::: Information provided

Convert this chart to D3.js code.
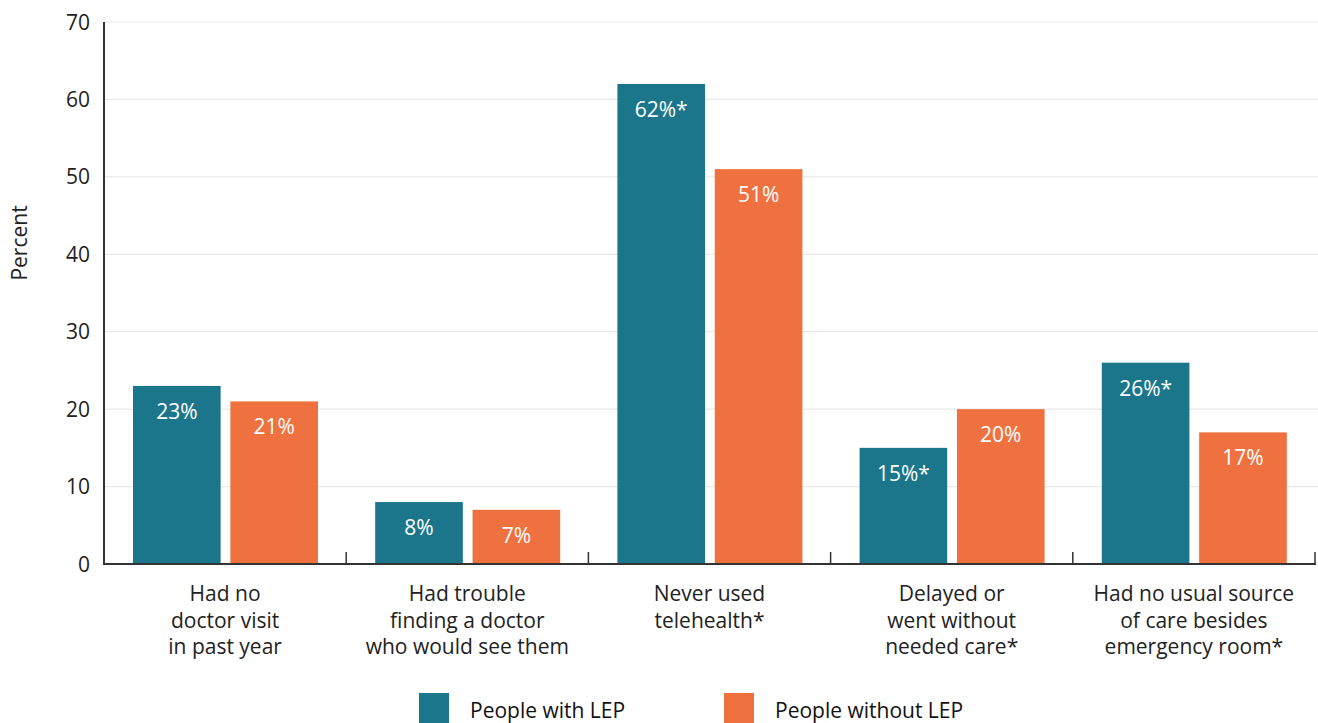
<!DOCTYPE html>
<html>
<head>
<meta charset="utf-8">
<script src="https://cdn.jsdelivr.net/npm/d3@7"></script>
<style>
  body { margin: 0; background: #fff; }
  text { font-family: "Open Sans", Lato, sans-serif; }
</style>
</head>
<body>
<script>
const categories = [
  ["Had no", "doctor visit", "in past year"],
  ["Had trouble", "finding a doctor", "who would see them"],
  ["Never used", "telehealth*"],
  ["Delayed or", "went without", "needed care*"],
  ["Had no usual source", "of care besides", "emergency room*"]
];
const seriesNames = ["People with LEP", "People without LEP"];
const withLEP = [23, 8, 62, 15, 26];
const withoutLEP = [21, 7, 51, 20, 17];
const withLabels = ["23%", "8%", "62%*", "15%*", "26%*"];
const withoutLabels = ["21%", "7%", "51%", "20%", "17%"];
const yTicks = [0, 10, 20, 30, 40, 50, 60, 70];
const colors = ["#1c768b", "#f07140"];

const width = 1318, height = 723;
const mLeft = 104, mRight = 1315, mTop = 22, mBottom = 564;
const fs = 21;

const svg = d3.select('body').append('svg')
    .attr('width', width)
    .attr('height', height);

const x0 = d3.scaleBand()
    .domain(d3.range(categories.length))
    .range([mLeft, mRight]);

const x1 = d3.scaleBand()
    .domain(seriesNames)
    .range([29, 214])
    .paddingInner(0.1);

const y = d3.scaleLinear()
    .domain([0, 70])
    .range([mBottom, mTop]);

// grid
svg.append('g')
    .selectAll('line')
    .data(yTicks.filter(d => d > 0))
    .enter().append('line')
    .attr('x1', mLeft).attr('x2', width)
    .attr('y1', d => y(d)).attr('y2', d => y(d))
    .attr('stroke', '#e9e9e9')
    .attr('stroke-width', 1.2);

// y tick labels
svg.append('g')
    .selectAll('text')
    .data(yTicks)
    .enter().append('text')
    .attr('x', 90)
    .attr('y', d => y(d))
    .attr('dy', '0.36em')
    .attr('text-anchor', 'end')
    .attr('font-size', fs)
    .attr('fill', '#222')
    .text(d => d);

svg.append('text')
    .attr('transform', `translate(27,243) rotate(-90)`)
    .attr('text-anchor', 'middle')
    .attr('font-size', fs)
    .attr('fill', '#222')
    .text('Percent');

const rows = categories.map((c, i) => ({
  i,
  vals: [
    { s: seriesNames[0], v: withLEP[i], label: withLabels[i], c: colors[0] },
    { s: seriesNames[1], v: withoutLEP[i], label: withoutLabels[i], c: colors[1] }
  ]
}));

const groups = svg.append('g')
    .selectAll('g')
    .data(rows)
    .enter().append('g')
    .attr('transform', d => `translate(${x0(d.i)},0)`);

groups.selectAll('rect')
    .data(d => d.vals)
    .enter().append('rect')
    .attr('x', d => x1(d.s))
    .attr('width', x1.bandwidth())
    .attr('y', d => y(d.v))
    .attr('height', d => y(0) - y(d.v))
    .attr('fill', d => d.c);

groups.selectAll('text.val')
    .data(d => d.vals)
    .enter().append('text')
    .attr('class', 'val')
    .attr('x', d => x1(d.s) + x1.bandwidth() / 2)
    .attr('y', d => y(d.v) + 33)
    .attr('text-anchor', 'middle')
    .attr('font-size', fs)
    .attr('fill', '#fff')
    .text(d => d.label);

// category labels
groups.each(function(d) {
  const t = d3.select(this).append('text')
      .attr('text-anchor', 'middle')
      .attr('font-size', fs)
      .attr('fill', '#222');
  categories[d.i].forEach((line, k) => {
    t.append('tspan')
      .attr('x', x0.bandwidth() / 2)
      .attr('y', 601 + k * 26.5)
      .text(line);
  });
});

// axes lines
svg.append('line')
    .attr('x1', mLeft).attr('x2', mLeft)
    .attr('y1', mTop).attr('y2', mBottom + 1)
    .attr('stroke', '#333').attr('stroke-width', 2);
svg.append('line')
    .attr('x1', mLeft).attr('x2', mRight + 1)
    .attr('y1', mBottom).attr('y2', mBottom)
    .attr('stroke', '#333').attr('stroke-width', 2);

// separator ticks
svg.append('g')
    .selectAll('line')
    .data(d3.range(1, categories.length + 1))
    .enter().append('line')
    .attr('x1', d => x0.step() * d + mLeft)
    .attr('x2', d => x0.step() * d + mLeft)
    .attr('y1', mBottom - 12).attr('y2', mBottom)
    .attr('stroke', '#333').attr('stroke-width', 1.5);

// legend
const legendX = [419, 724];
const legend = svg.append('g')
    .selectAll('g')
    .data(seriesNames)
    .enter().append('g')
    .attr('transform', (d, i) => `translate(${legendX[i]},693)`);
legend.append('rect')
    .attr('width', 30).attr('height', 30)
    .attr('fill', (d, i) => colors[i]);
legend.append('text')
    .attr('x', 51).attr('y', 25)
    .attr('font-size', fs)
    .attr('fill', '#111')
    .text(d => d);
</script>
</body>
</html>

::::::

*Task brief*.
Drop the images and repeat the data exactly.

*Answer for the task*.
Convert this chart to D3.js code.
<!DOCTYPE html>
<html>
<head>
<meta charset="utf-8">
<script src="https://cdn.jsdelivr.net/npm/d3@7"></script>
<style>
  body { margin: 0; background: #fff; }
  text { font-family: "Open Sans", Lato, sans-serif; }
</style>
</head>
<body>
<script>
const categories = [
  ["Had no", "doctor visit", "in past year"],
  ["Had trouble", "finding a doctor", "who would see them"],
  ["Never used", "telehealth*"],
  ["Delayed or", "went without", "needed care*"],
  ["Had no usual source", "of care besides", "emergency room*"]
];
const seriesNames = ["People with LEP", "People without LEP"];
const withLEP = [23, 8, 62, 15, 26];
const withoutLEP = [21, 7, 51, 20, 17];
const withLabels = ["23%", "8%", "62%*", "15%*", "26%*"];
const withoutLabels = ["21%", "7%", "51%", "20%", "17%"];
const yTicks = [0, 10, 20, 30, 40, 50, 60, 70];
const colors = ["#1c768b", "#f07140"];

const width = 1318, height = 723;
const mLeft = 104, mRight = 1315, mTop = 22, mBottom = 564;
const fs = 21;

const svg = d3.select('body').append('svg')
    .attr('width', width)
    .attr('height', height);

const x0 = d3.scaleBand()
    .domain(d3.range(categories.length))
    .range([mLeft, mRight]);

const x1 = d3.scaleBand()
    .domain(seriesNames)
    .range([29, 214])
    .paddingInner(0.1);

const y = d3.scaleLinear()
    .domain([0, 70])
    .range([mBottom, mTop]);

// grid
svg.append('g')
    .selectAll('line')
    .data(yTicks.filter(d => d > 0))
    .enter().append('line')
    .attr('x1', mLeft).attr('x2', width)
    .attr('y1', d => y(d)).attr('y2', d => y(d))
    .attr('stroke', '#e9e9e9')
    .attr('stroke-width', 1.2);

// y tick labels
svg.append('g')
    .selectAll('text')
    .data(yTicks)
    .enter().append('text')
    .attr('x', 90)
    .attr('y', d => y(d))
    .attr('dy', '0.36em')
    .attr('text-anchor', 'end')
    .attr('font-size', fs)
    .attr('fill', '#222')
    .text(d => d);

svg.append('text')
    .attr('transform', `translate(27,243) rotate(-90)`)
    .attr('text-anchor', 'middle')
    .attr('font-size', fs)
    .attr('fill', '#222')
    .text('Percent');

const rows = categories.map((c, i) => ({
  i,
  vals: [
    { s: seriesNames[0], v: withLEP[i], label: withLabels[i], c: colors[0] },
    { s: seriesNames[1], v: withoutLEP[i], label: withoutLabels[i], c: colors[1] }
  ]
}));

const groups = svg.append('g')
    .selectAll('g')
    .data(rows)
    .enter().append('g')
    .attr('transform', d => `translate(${x0(d.i)},0)`);

groups.selectAll('rect')
    .data(d => d.vals)
    .enter().append('rect')
    .attr('x', d => x1(d.s))
    .attr('width', x1.bandwidth())
    .attr('y', d => y(d.v))
    .attr('height', d => y(0) - y(d.v))
    .attr('fill', d => d.c);

groups.selectAll('text.val')
    .data(d => d.vals)
    .enter().append('text')
    .attr('class', 'val')
    .attr('x', d => x1(d.s) + x1.bandwidth() / 2)
    .attr('y', d => y(d.v) + 33)
    .attr('text-anchor', 'middle')
    .attr('font-size', fs)
    .attr('fill', '#fff')
    .text(d => d.label);

// category labels
groups.each(function(d) {
  const t = d3.select(this).append('text')
      .attr('text-anchor', 'middle')
      .attr('font-size', fs)
      .attr('fill', '#222');
  categories[d.i].forEach((line, k) => {
    t.append('tspan')
      .attr('x', x0.bandwidth() / 2)
      .attr('y', 601 + k * 26.5)
      .text(line);
  });
});

// axes lines
svg.append('line')
    .attr('x1', mLeft).attr('x2', mLeft)
    .attr('y1', mTop).attr('y2', mBottom + 1)
    .attr('stroke', '#333').attr('stroke-width', 2);
svg.append('line')
    .attr('x1', mLeft).attr('x2', mRight + 1)
    .attr('y1', mBottom).attr('y2', mBottom)
    .attr('stroke', '#333').attr('stroke-width', 2);

// separator ticks
svg.append('g')
    .selectAll('line')
    .data(d3.range(1, categories.length + 1))
    .enter().append('line')
    .attr('x1', d => x0.step() * d + mLeft)
    .attr('x2', d => x0.step() * d + mLeft)
    .attr('y1', mBottom - 12).attr('y2', mBottom)
    .attr('stroke', '#333').attr('stroke-width', 1.5);

// legend
const legendX = [419, 724];
const legend = svg.append('g')
    .selectAll('g')
    .data(seriesNames)
    .enter().append('g')
    .attr('transform', (d, i) => `translate(${legendX[i]},693)`);
legend.append('rect')
    .attr('width', 30).attr('height', 30)
    .attr('fill', (d, i) => colors[i]);
legend.append('text')
    .attr('x', 51).attr('y', 25)
    .attr('font-size', fs)
    .attr('fill', '#111')
    .text(d => d);
</script>
</body>
</html>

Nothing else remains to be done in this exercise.